Regrettably, we appear not to have budged from the crossroads described by Choue in 1965. So it was that from 22 to 24 May 2015, the IAUP returned to where it all began, holding its 50th Anniversary Meeting in northern Oxfordshire, making use of many of the same venues that hosted the organisation in 1965, and following basically the same format.

There, more than 150 delegates celebrated the wisdom and foresight of the IAUP’s founders. However, in addition to looking back upon the past 50 years of the organisation’s history, participants also looked ahead to the next 50 years, giving consideration to what the current generation of academic leaders must do to prepare our institutions for the challenges and opportunities of 2065.

Passion and conviction

One highlight was the keynote address given by Dr Inwon Choue, current president of Kyung Hee University and son of founding member Dr Young Seek Choue. Dr Choue’s address, titled “1965, The Dreams Ever Onward,” paid respect to the founders’ vision for global higher education. However, Choue also gave voice to the tasks that still lay ahead for the current generation:

"In furthering the dreams half a century later, I would submit that several tasks lend themselves for consideration: ‘the task of undertaking a quest for the value of being a human and the open universe, alongside the civilisational achievements’; ‘the task of continuously talking about hope and despair, a shared future for the humanity’; and ‘the task of passing on our passion and conviction to the next generation’. When the challenging spirit of the ‘global collective wisdom’ elicits such tasks, the repeating history may find a different path. I would say that this is what our era demands. I would also opine that those tasks or purposes are yet another calling of higher education."

Conspicuous in his absence from the proceedings was Michael Adams, former president of Fairleigh Dickinson University and former president of the IAUP, to whom this volume is dedicated. As often as Michael invoked the traditions of IAUP, and the wisdom of its founders, it was the future of higher education that preoccupied him.

Until his untimely death in 2012, he never stopped urging friends and colleagues to remember and prepare for the future. And, it is from Michael’s 2011 IAUP Inaugural Address, “Bridges Across Time and Space: Honouring the past, creating the future,” that our new collection of essays and speeches takes its title, Higher Education as a Bridge to the Future.

What does it mean to be a bridge to the future? At the very least, it means that academic leaders must take very seriously our moral obligations to posterity – factoring into our discussions and decisions the well-being of generations yet to come. It also means taking an adaptive view toward the future by performing the valuable, rewarding but often hard, even grinding and unglamorous work needed to preserve and improve our institutions.

Additionally, by serving as a bridge to the future higher education leaders should reflect upon the futures dreamed up for us by our predecessors, not merely to honour the past, but also so that we may continue with all the good work that remains to be done.

Fifty years hence, will it make any difference? Will anyone care either about the dreams of 1965 or our further dreams of 2015? I believe that someone will, as long as our dreams are worth dreaming; therefore, let us endeavour to have as much faith in our successors in academic leadership as our predecessors had in us.

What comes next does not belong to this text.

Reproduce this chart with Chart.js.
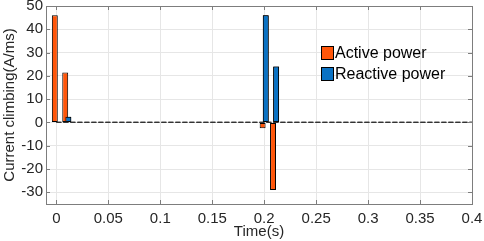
<!DOCTYPE html>
<html>
<head>
<meta charset="utf-8">
<script src="https://cdn.jsdelivr.net/npm/chart.js@4/dist/chart.umd.min.js"></script>
<style>
    html, body { margin: 0; padding: 0; background: #ffffff; }
    #wrap { position: relative; width: 484px; height: 241px; }
</style>
</head>
<body>
<div id="wrap"><canvas id="chart" width="484" height="241"></canvas></div>
<script>
// Values
const timeValues = [0, 0.01, 0.2, 0.21];
const activePower = [46, 21.5, -2.5, -29];
const reactivePower = [null, 2.5, 46, 24];
const zeroLineX = [0, 0.4];

const xTicks = [0, 0.05, 0.1, 0.15, 0.2, 0.25, 0.3, 0.35, 0.4];
const yTicks = [-30, -20, -10, 0, 10, 20, 30, 40, 50];

const seriesNames = ['Active power', 'Reactive power'];
const seriesColors = ['#ff560a', '#0a72c4'];

const FONT = 'Liberation Sans, Arial, sans-serif';
const AXIS_COLOR = '#7d7d7d';
const GRID_COLOR = '#e6e6e6';

// MATLAB-like box: inward ticks on all four sides, reactive bars on top, legend in the plot
const boxPlugin = {
    id: 'boxPlugin',
    afterDatasetsDraw(chart) {
        const ctx = chart.ctx;
        const area = chart.chartArea;
        // reactive bars overlap active ones
        ctx.save();
        ctx.beginPath();
        ctx.rect(area.left, area.top, area.right - area.left, area.bottom - area.top);
        ctx.clip();
        chart.getDatasetMeta(1).controller.draw();
        chart.getDatasetMeta(2).controller.draw();
        ctx.restore();
    },
    afterDraw(chart) {
        const ctx = chart.ctx;
        const area = chart.chartArea;
        const xScale = chart.scales.x;
        const yScale = chart.scales.y;
        const tickLen = 4;

        ctx.save();
        ctx.strokeStyle = AXIS_COLOR;
        ctx.lineWidth = 1;
        ctx.beginPath();
        xTicks.forEach(v => {
            const px = Math.round(xScale.getPixelForValue(v)) + 0.5;
            ctx.moveTo(px, area.bottom);
            ctx.lineTo(px, area.bottom - tickLen);
            ctx.moveTo(px, area.top);
            ctx.lineTo(px, area.top + tickLen);
        });
        yTicks.forEach(v => {
            const py = Math.round(yScale.getPixelForValue(v)) + 0.5;
            ctx.moveTo(area.left, py);
            ctx.lineTo(area.left + tickLen, py);
            ctx.moveTo(area.right, py);
            ctx.lineTo(area.right - tickLen, py);
        });
        ctx.stroke();
        ctx.strokeRect(Math.round(area.left) + 0.5, Math.round(area.top) + 0.5,
            Math.round(area.right - area.left), Math.round(area.bottom - area.top));

        // legend
        ctx.font = '16px ' + FONT;
        ctx.textBaseline = 'middle';
        seriesNames.forEach((name, i) => {
            const top = 46 + i * 21;
            ctx.fillStyle = seriesColors[i];
            ctx.fillRect(321, top, 13, 14);
            ctx.strokeStyle = '#000000';
            ctx.strokeRect(321.5, top + 0.5, 12, 13);
            ctx.fillStyle = '#000000';
            ctx.fillText(name, 335, top + 7.5);
        });
        ctx.restore();
    }
};

const barStyle = {
    borderColor: '#000000',
    borderWidth: 1,
    borderSkipped: false,
    categoryPercentage: 0.6,
    barPercentage: 1.9,
};

const context = document.getElementById('chart').getContext('2d');
const chart = new Chart(context, {
    type: 'bar',
    data: {
        datasets: [
            {
                label: seriesNames[0],
                data: timeValues.map((t, i) => ({ x: t, y: activePower[i] })),
                backgroundColor: seriesColors[0],
                ...barStyle
            },
            {
                label: seriesNames[1],
                data: timeValues.map((t, i) => ({ x: t, y: reactivePower[i] })),
                backgroundColor: seriesColors[1],
                ...barStyle
            },
            {
                type: 'line',
                label: 'zero',
                data: zeroLineX.map(t => ({ x: t, y: 0 })),
                borderColor: '#333333',
                borderWidth: 1.3,
                borderDash: [5, 2],
                pointRadius: 0
            }
        ]
    },
    options: {
        responsive: false,
        animation: false,
        layout: {
            padding: { top: 6, right: 12, left: 0, bottom: 0 }
        },
        scales: {
            x: {
                type: 'linear',
                offset: false,
                min: -0.01,
                max: 0.4,
                afterBuildTicks: scale => {
                    scale.ticks = xTicks.map(v => ({ value: v }));
                },
                afterFit: scale => {
                    scale.height = 37;
                    scale.paddingLeft = 0;
                    scale.paddingRight = 0;
                },
                grid: {
                    color: GRID_COLOR,
                    offset: false,
                    drawTicks: false
                },
                border: { display: false },
                ticks: {
                    color: '#262626',
                    padding: 6,
                    maxRotation: 0,
                    autoSkip: false,
                    font: { family: FONT, size: 15 },
                    callback: value => String(value)
                },
                title: {
                    display: true,
                    text: 'Time(s)',
                    color: '#262626',
                    padding: 0,
                    font: { family: FONT, size: 15 }
                }
            },
            y: {
                min: -35,
                max: 50,
                afterBuildTicks: scale => {
                    scale.ticks = yTicks.map(v => ({ value: v }));
                },
                afterFit: scale => {
                    scale.width = 46;
                    scale.paddingTop = 0;
                    scale.paddingBottom = 0;
                },
                grid: {
                    color: GRID_COLOR,
                    drawTicks: false
                },
                border: { display: false },
                ticks: {
                    color: '#262626',
                    padding: 3,
                    font: { family: FONT, size: 15 }
                },
                title: {
                    display: true,
                    text: 'Current climbing(A/ms)',
                    color: '#262626',
                    padding: 1,
                    font: { family: FONT, size: 15 }
                }
            }
        },
        plugins: {
            legend: { display: false },
            tooltip: { enabled: false }
        }
    },
    plugins: [boxPlugin]
});
</script>
</body>
</html>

Jason Scorza is vice provost of academic and international affairs at Fairleigh Dickinson University, USA, and secretary-general emeritus of the International Association of University Presidents.

Adapted from “Editor’s Introduction: Remembering the future” in
Higher Education as a Bridge to the Future: Proceedings of the 50th anniversary meeting of the International Association of University Presidents (Fairleigh Dickinson University Press, 2016).